As the Antico Setificio machines clatter away behind him, Ricci points out that the Uffizi exhibition will mark “the first time in over five centuries that these disparate Leonardo manuscripts have been reunited under the same roof in Florence.” It’s not only the Codescope and the bells-and-whistles exhibition that will present the Codex Leicester in a new light.

Leonardo expert Domenico Laurenza, who is working with Kemp on a new four-volume edition of the Gates-owned notebook, due out in 2019, will present research in the exhibition catalog that links the radical geological theories in the pages of the codex with the geographical discoveries made by Florentine navigator Amerigo Vespucci. Laurenza believes that Leonardo was likely to have been privy to information, then circulating in letter form, about the 1501–02 expedition to the New World by the explorer who lent his name to America.

Leonardo may still be, for many, the “Mona Lisa guy,” but Kemp, who has been studying the world’s original Renaissance Man for more than 50 years, pointed out that even this famous painting can be illuminated by a better understanding of the codices. In his book, Leonardo by Leonardo, also due out in 2019, he shows how the Tuscan artist-scientist’s “remarkable sense of the world as a kind of organism that had undergone vast changes”—an idea developed in the Codex Leicester—is intimately connected with the Louvre’s most celebrated artwork.

Mona Lisa sits in front of a valley in which one can see a snaking river and two large lakes. Leonardo, Kemp argues, was painting the radical geological theories of the Codex Leicester—including his intuition that the earth is much older than the Bible would have us believe—directly into the picture. “Monumental but unstable,” Kemp writes, the watery scene in the background “deeply embodies…how landscapes bear witness to aeons of time, past, present, and future.”

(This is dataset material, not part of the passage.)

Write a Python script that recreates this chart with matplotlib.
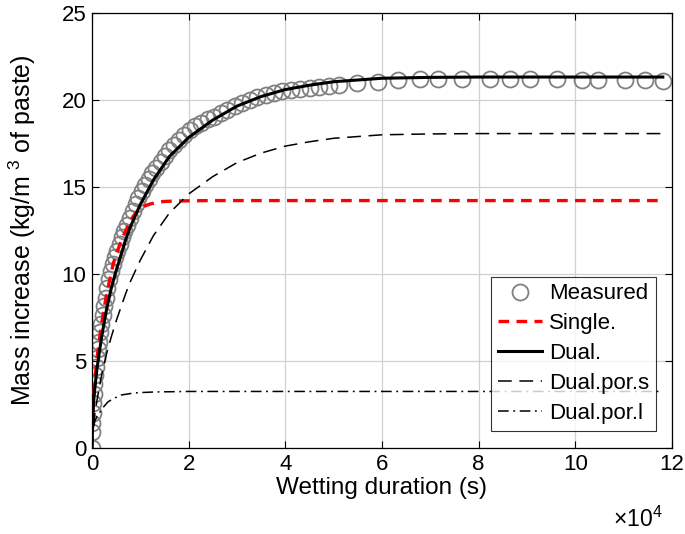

That’s not all: The studies of water flows and eddies that Leonardo sketched in the margins of some of the Codex Leicester’s most beautiful sheets are reflected, Kemp believes, in Mona Lisa herself, in the “watery cascades of her fine hair, the little rivulets of silk falling from her neckline, and the spiraling currents of her silken shawl.” Isaacson concurs.

The spirit of inquiry that Leonardo indulged in the codices “enriched his life and made his art deeper,” he said. “If he had ignored science, if he had never dissected human faces or studied how light registers in the eye, he may have painted more paintings, but I doubt he would have ever accomplished the Mona Lisa.”